If you find what you believe to be a solution on the boundary, can you automatically re-run it with that parameter fixed to the boundary value?


#18

I’m not sure I understand the idea. Could you please elaborate on what exactly we’d re-run and why that would help w/ the Jacobian wrt model parameters that cause the solution to flip from hitting the boundary?

Also, I can’t think of a reparametrization that would maintain the optimality of the quadratic program in an unconstrained formulation of the program but maybe there is one? @betanalpha have you seen anything along these lines?


#19

Maybe we can do a transformation and solve the optimization problem in an unconstrained space. Say, have the solution be x = e^\lambda and solve for \lambda, with no inequality constraints.


#20

The issue is - I don’t see how that kind of transformation would preserve optimality on the unconstrained space…

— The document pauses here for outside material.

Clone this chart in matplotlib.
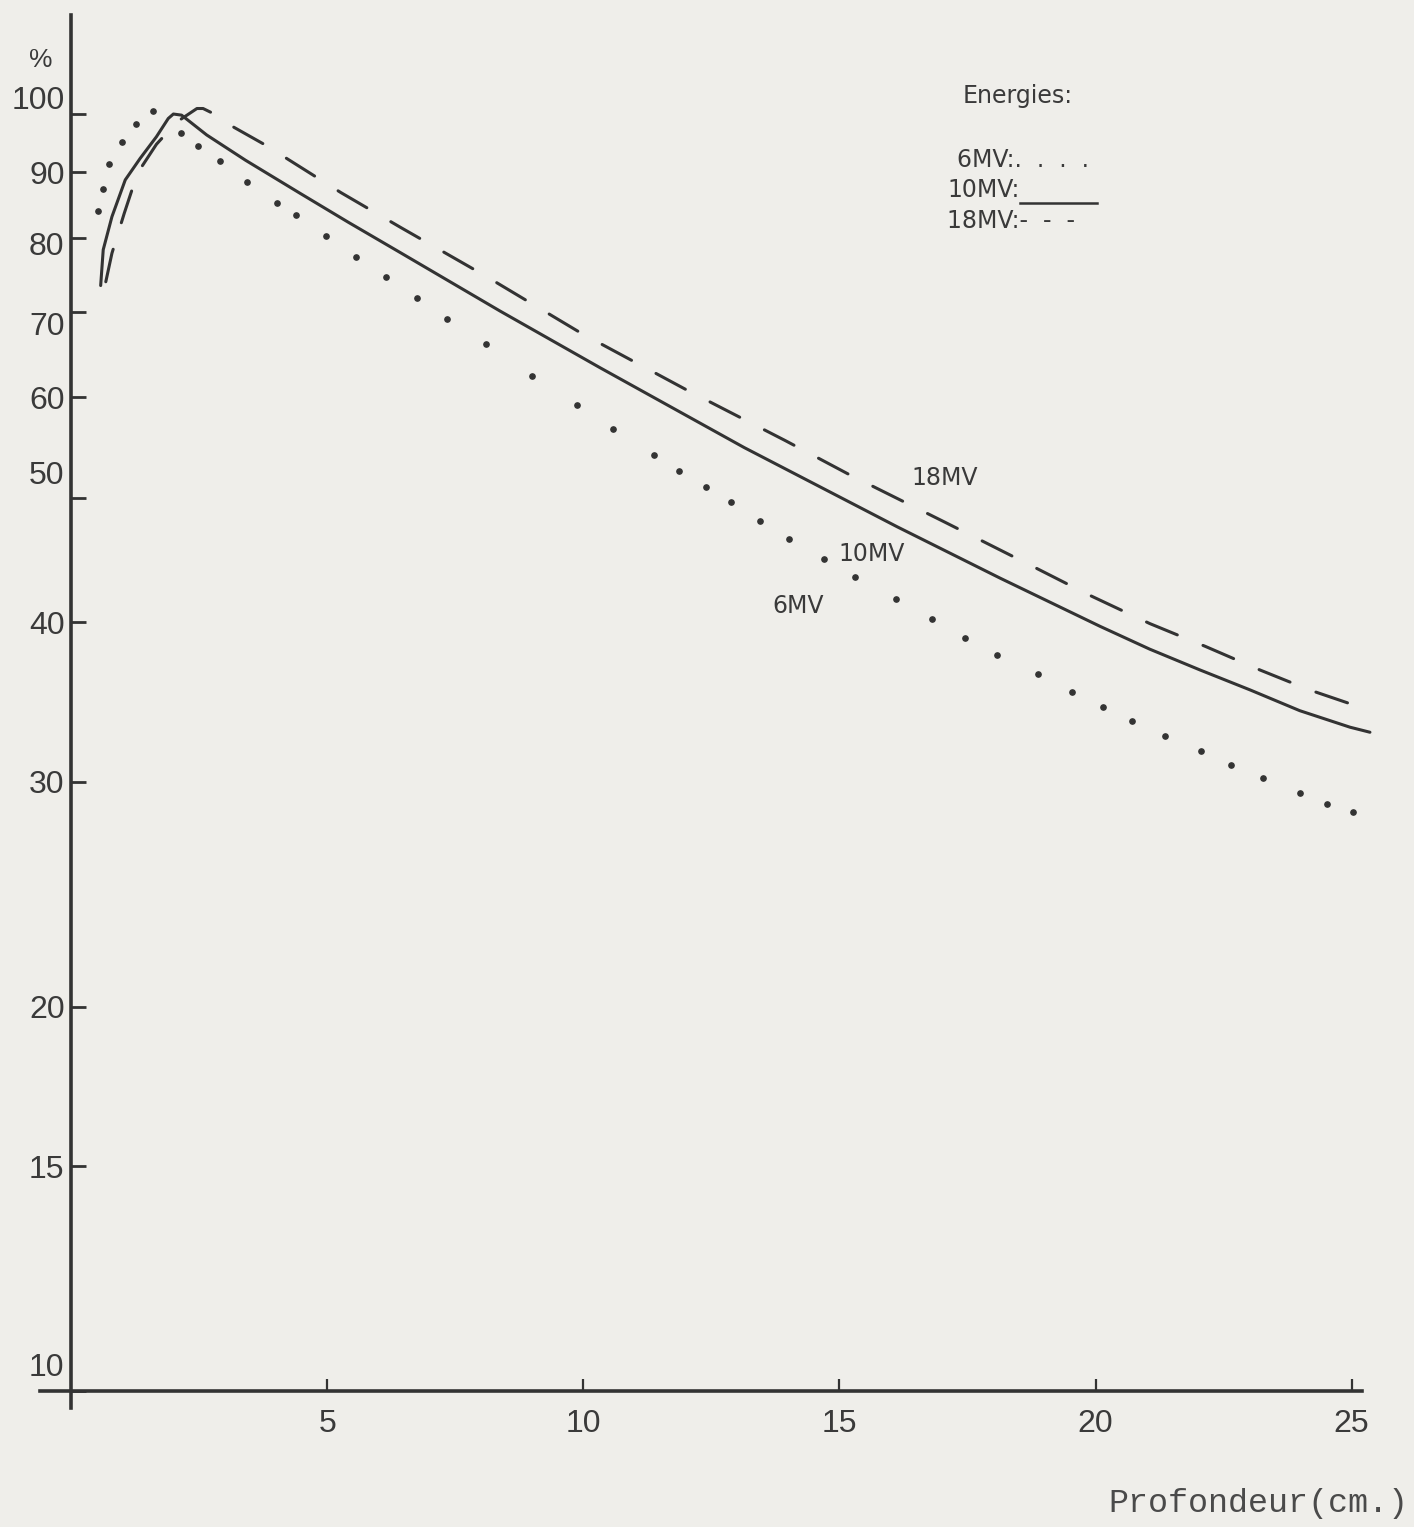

What if we did something MH-y and rejected draws that led to negative numbers? From experience playing around w/ the unconstrained problem, it might be hard to draw unrejected params, but maybe not impossible?


#21

What if we did some sort of ‘finite differencing’ approach re: the state change? E.g. Recompute the algorithm a number of times to check for state changes? It would take a lot of time, but maybe we could figure out a sophisticated way to do this less-than-always but just enough to avoid getting stuck in regions of state on the boundary condition?


#22

These kinds of quadratic programming models are fundamentally not smooth at the boundaries. The boundaries can’t be moved to infinity because you want to put values there, and you can’t approximate the gradients because they do not exist. One way you can tell that this kind of approach can’t work is that it would implicitly allow you to do variable selection, which is known to be an issue.